The problem I am having is that if this procedure is run by itself, everything runs fine and performance is satisfactory, but if the procedure is asked to run twice (in parallel from different sessions, ultimately from front end web application) performance degrades enormously.

Using dbms_utility.get_time() I have been able to track the poor performance down to a single line of code:

fetch fcursor into l_id_val, l_feat_label, l_strip_desc, l_bar_desc, l_geom;

where the first four columns are plain text, the 5th is the geometry (lots of data).

open fcursor for sdo_stmt using minx, miny, maxx, maxy;
LOOP
  ss2:=dbms_utility.get_time();      
  fetch fcursor into l_id_val, l_feat_label, l_strip_desc, l_bar_desc, l_geom;
  dbms_output.put_line('fetch: ' || To_Char(dbms_utility.get_time()-ss2) || ' id: ' || l_id_val || ', Table: ' || currt_table);    

  EXIT when fcursor%NOTFOUND;
  ...
  ...
END LOOP;

Below is sample of the (filtered) output of the dbms_output.put_line.
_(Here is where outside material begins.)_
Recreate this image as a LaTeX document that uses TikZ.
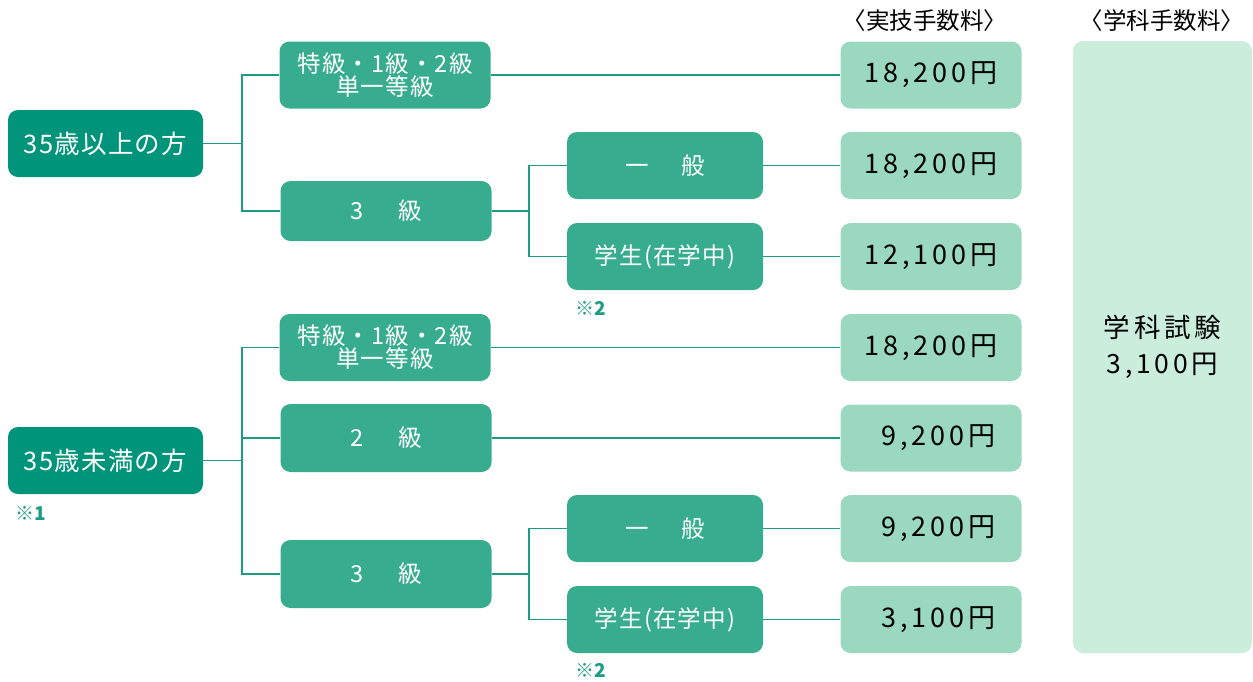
\documentclass[tikz,border=0pt]{standalone}
\usepackage{fontspec}
\setmainfont{Noto Sans CJK JP}
\newfontfamily\valfont[LetterSpace=14]{Noto Sans CJK JP}
\newfontfamily\lblfont[LetterSpace=5]{Noto Sans CJK JP}
\definecolor{dkgreen}{HTML}{00947A}
\definecolor{mdgreen}{HTML}{37AC8F}
\definecolor{ltgreen}{HTML}{9AD8C0}
\definecolor{pagreen}{HTML}{CAEDDC}
\definecolor{linegreen}{HTML}{1C9C82}
\begin{document}
\begin{tikzpicture}[x=1pt,y=-1pt,
  box/.style={rectangle,rounded corners=10pt,inner sep=0pt,align=center},
  topbox/.style={box,fill=dkgreen,text=white,minimum width=195pt,minimum height=67pt,font=\lblfont\fontsize{25.5}{28}\selectfont},
  midbox/.style={box,fill=mdgreen,text=white,minimum width=211pt,font=\lblfont\fontsize{23.5}{25}\selectfont},
  subbox/.style={box,fill=mdgreen,text=white,minimum width=196pt,minimum height=67pt,font=\lblfont\fontsize{23.5}{25}\selectfont},
  valbox/.style={box,fill=ltgreen,text=black,minimum width=181pt,minimum height=67pt,font=\valfont\fontsize{27}{29}\selectfont},
  hdr/.style={inner sep=0pt,font=\fontsize{23.5}{25}\selectfont},
  note/.style={inner sep=0pt,text=linegreen,font=\bfseries\fontsize{19}{21}\selectfont},
  conn/.style={draw=linegreen,line width=1.6pt}]
\useasboundingbox (0,0) rectangle (1253,681);
% headers
\node[hdr] (h1) at (925,21) {〈実技手数料〉};
\node[hdr] (h2) at (1162,21) {〈学科手数料〉};
% level 1
\node[topbox] (a1) at (105.5,143.5) {35歳以上の方};
\node[topbox] (a2) at (105.5,460.5) {35歳未満の方};
\node[note] (n1) at (31,513) {※1};
% level 2
\node[midbox,minimum height=67pt] (b1) at (385,75) {特級・1級・2級\\[-2pt]単一等級};
\node[midbox,minimum height=60pt] (b2) at (386,211) {3\hspace{1.5em}級};
\node[midbox,minimum height=67pt] (b3) at (385,347.5) {特級・1級・2級\\[-2pt]単一等級};
\node[midbox,minimum height=68pt] (b4) at (386,438) {2\hspace{1.5em}級};
\node[midbox,minimum height=68pt] (b5) at (386,574) {3\hspace{1.5em}級};
% level 3
\node[subbox] (c1) at (665,165.5) {一\hspace{1.4em}般};
\node[subbox] (c2) at (665,256.5) {学生(在学中)};
\node[note] (n2) at (591,308) {※2};
\node[subbox] (c3) at (665,528.5) {一\hspace{1.4em}般};
\node[subbox] (c4) at (665,619.5) {学生(在学中)};
\node[note] (n3) at (591,670) {※2};
% values
\node[valbox] (v1) at (931,75) {18,200円};
\node[valbox] (v2) at (931,165.5) {18,200円};
\node[valbox] (v3) at (931,256.5) {12,100円};
\node[valbox] (v4) at (931,347.5) {18,200円};
\node[valbox] (v5) at (931,438) {\hphantom{1}9,200円};
\node[valbox] (v6) at (931,528.5) {\hphantom{1}9,200円};
\node[valbox] (v7) at (931,619.5) {\hphantom{1}3,100円};
% big box
\node[box,fill=pagreen,minimum width=179pt,minimum height=612pt,font=\valfont\fontsize{26.5}{36}\selectfont] (g) at (1162.5,347) {学科試験\\3,100円};
% connectors
\coordinate (j1) at (242,143.5);
\coordinate (j2) at (242,460.5);
\coordinate (k1) at (529,211);
\coordinate (k2) at (529,574);
\draw[conn] (a1.east) -- (j1);
\draw[conn] (b1.west) -| (j1) |- (b2.west);
\draw[conn] (a2.east) -- (j2);
\draw[conn] (b3.west) -| (j2) |- (b5.west);
\draw[conn] (j2 |- b4.west) -- (b4.west);
\draw[conn] (b2.east) -- (k1);
\draw[conn] (c1.west) -| (k1) |- (c2.west);
\draw[conn] (b5.east) -- (k2);
\draw[conn] (c3.west) -| (k2) |- (c4.west);
\draw[conn] (b1.east) -- (v1.west);
\draw[conn] (c1.east) -- (v2.west);
\draw[conn] (c2.east) -- (v3.west);
\draw[conn] (b3.east) -- (v4.west);
\draw[conn] (b4.east) -- (v5.west);
\draw[conn] (c3.east) -- (v6.west);
\draw[conn] (c4.east) -- (v7.west);
\end{tikzpicture}
\end{document}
It shows a clean run (only executing once) and a run when the same procedure was running in another session. You can see that in the first run the fetch took between 300 and 600 (3 to 6 seconds). In the second run it starts out OK, but then blows out to 30 and even 50 seconds in one instance.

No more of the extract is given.